= Louis-Antoine Dornel =

French composer, harpsichordist, organist and violinist (1680-1757)

Louis-Antoine Dornel (30 March 1680 in Presles, Val-d'Oise near (Beaumont-sur-Oise) – 22 July 1757) was a French composer, harpsichordist, organist and violinist.

== Biography ==
Dornel was probably taught by the organist Nicolas Lebègue. He was appointed organist at the church of Sainte-Marie-Madeleine-en-la-Cité in 1706, where he took over from François d'Agincourt. He was runner-up in the competition for the post to Jean-Philippe Rameau, who eventually refused the terms set by the church authorities. He occupied several organist posts in Paris over a period from 1714 to 1748. In 1719 he was appointed to the abbey of Sainte-Geneviève, following the death of André Raison.

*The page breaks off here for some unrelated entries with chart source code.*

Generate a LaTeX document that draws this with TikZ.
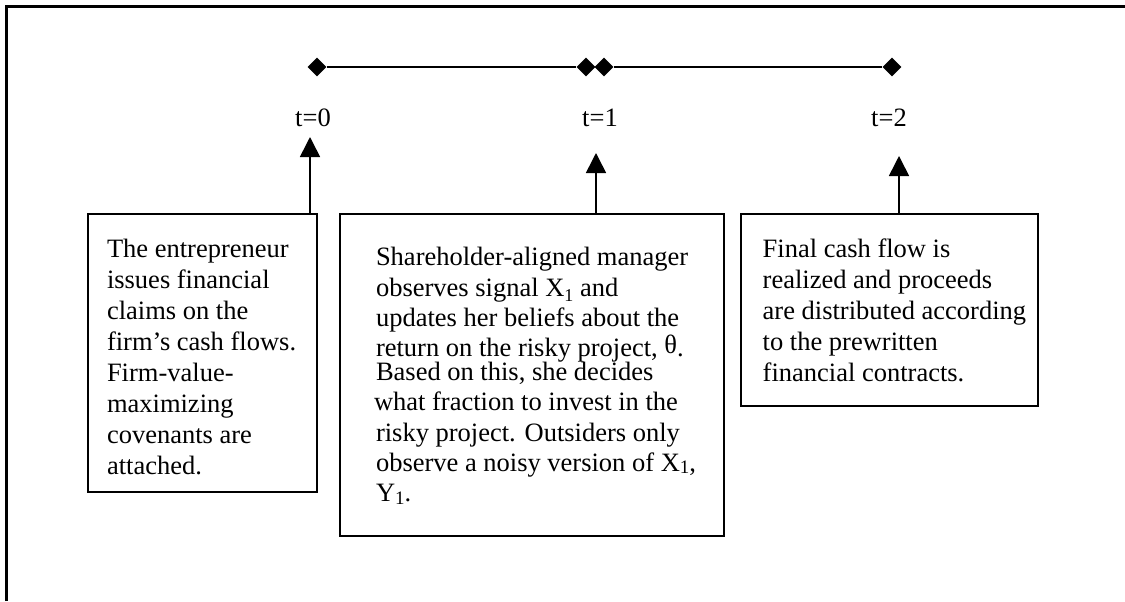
\documentclass[tikz,border=0pt]{standalone}
\usepackage{fontspec}
\setmainfont{Liberation Serif}
\usetikzlibrary{shapes.geometric,arrows.meta}

% line-by-line text block inside a fixed-size box
\newlength\padx
\newlength\firstbase
\newcommand\bline[1]{\moveright\padx\hbox{#1}}
\newcommand\fline[1]{\moveright\padx\hbox{\rule{0pt}{\firstbase}#1}}
% #1 width, #2 height, #3 left padding, #4 first baseline, #5 baselineskip, #6 lines
\newcommand\boxtext[6]{\parbox[t][#2][t]{#1}{\setlength\padx{#3}\setlength\firstbase{#4}%
  \fontsize{13.25pt}{#5}\selectfont #6\hrule height 0pt width #1}}
\newcommand\lowsub[1]{\raisebox{-0.22em}{\fontsize{9pt}{9pt}\selectfont #1}}
\newcommand\smallone[1]{\raisebox{-0.08em}{\fontsize{9.5pt}{9.5pt}\selectfont #1}}

\begin{document}
\begin{tikzpicture}[x=0.5pt,y=-0.5pt,
  box/.style={draw,line width=1pt,inner sep=0pt,anchor=north west},
  tick/.style={diamond,fill=black,inner sep=0pt,minimum width=9.5pt,minimum height=9.5pt},
  axis/.style={line width=0.85pt},
  up/.style={line width=0.8pt,-{Triangle[width=10pt,length=10pt]}},
  lbl/.style={font=\fontsize{13.25pt}{15.5pt}\selectfont,anchor=base,inner sep=0pt}]
\useasboundingbox (0,0) rectangle (1125,601);

% page frame
\draw[line width=1.4pt] (6.7,601) -- (6.7,6.7) -- (1125,6.7);

% time line
\node[tick] (d0) at (317,67) {};
\node[tick] (d1a) at (586,67) {};
\node[tick] (d1b) at (604,67) {};
\node[tick] (d2) at (892,67) {};
\draw[axis] (d0) -- (d1a);
\draw[axis] (d1b) -- (d2);

% dates
\node[lbl] (t0) at (313,126) {t=0};
\node[lbl] (t1) at (600,126) {t=1};
\node[lbl] (t2) at (889,126) {t=2};

% event boxes
\node[box] (box1) at (86.7,212.7) {\boxtext{114.5pt}{139.15pt}{9.65pt}{22pt}{15.5pt}{%
  \fline{The entrepreneur}
  \bline{issues financial}
  \bline{claims on the}
  \bline{firm’s cash flows.}
  \bline{Firm-value-}
  \bline{maximizing}
  \bline{covenants are}
  \bline{attached.}}};

\node[box] (box2) at (339,212.7) {\boxtext{192pt}{161.15pt}{18pt}{26pt}{15.2pt}{%
  \fline{Shareholder-aligned manager}
  \bline{observes signal X\lowsub{1} and}
  \bline{updates her beliefs about the}
  \bline{return on the risky project, \raisebox{0.12em}{θ}.}
  \vskip-3.5pt
  \bline{Based on this, she decides}
  \bline{\hspace{-1pt}what fraction to invest in the}
  \bline{risky project. Outsiders only}
  \bline{observe a noisy version of X\smallone{1},}
  \bline{Y\smallone{1}.}}};

\node[box] (box3) at (740,212.7) {\boxtext{148.5pt}{96.15pt}{10.85pt}{22pt}{15.5pt}{%
  \fline{Final cash flow is}
  \bline{realized and proceeds}
  \bline{are distributed according}
  \bline{to the prewritten}
  \bline{financial contracts.}}};

% arrows from each event up to its date
\coordinate (tip0) at (310,137);
\coordinate (tip1) at (596,153);
\coordinate (tip2) at (899,156);
\draw[up] (tip0 |- box1.north) -- (tip0);
\draw[up] (tip1 |- box2.north) -- (tip1);
\draw[up] (tip2 |- box3.north) -- (tip2);
\end{tikzpicture}
\end{document}
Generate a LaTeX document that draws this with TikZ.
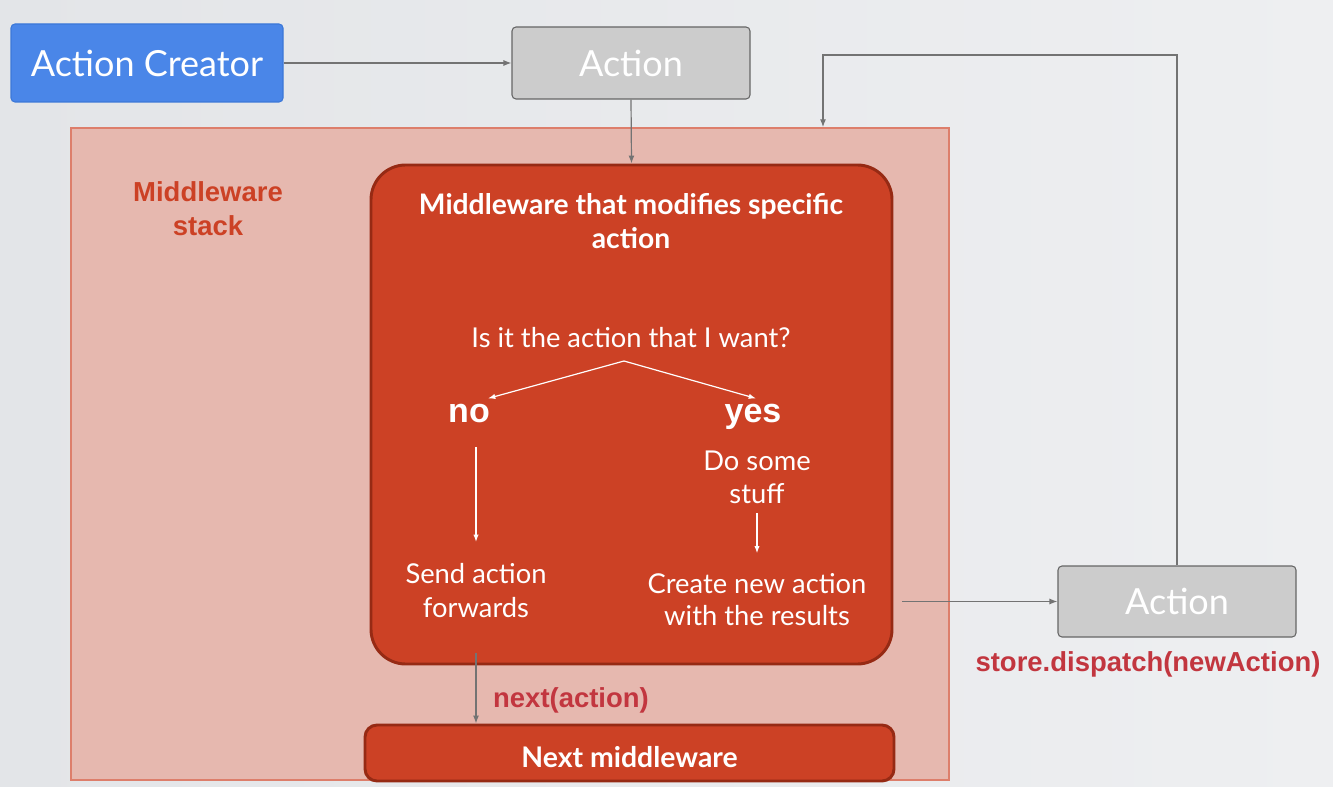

From 1725 to 1742, Dornel was appointed successor to du Boussetto as the music master of the Académie Française. He was required to compose a large-scale motet for choir and orchestra to be performed by the Académie each year on the feast of Saint Louis (August 25), but none survive. Dornel's works for harpsichord and for organ were well regarded at the time, the Mercure de France stating that they were "fort estimées et de très facile exécution" (well regarded and easy to play).

We know little more about the rest of his career, other than that his last surviving organ manuscript is dated 1756. A hand written inscription on the cover gives his birth and death date as 1691 and 1765.

As Dornel was not a salaried court musician, he had to respond to the tastes of the concert societies set up by the French aristocracy, and in particular to the popularity of the sonata form promoted by the Italian-educated Marc-Antoine Charpentier, as well as traditional suites of French dances.

== Works ==
His surviving work includes:
- four books of chamber music - Livre de simphonies contenant six suites en trio avec une sonate en quatuor (1709), Sonates à violon seul et suites pour la flûte traversière avec la basse (1711), Sonates en trio pour les flûtes allemandes, violons, hautbois (1713), and Concerts de simphonies (1723);
- a collection of pieces for harpsichord (1731) filled with pieces of character - miniature movements with evocative titles beloved by the bourgeoisie as made popular by Couperin;
- vocal music entitled airs sérieux, published by Ballard in 1706;
- four cantatas, and a series of unpublished organ pieces.

He was also author of a book of music theory published 1745: Le tour du clavier sur tous les tons.

==Dornel organ pieces==
A series of unpublished organ pieces (c. 1756) survive in manuscript (Bibliothèque Ste-Geneviève, Paris), and were published by Norbert Dufourcq in 1965 (ed. Schola Cantorum, Paris).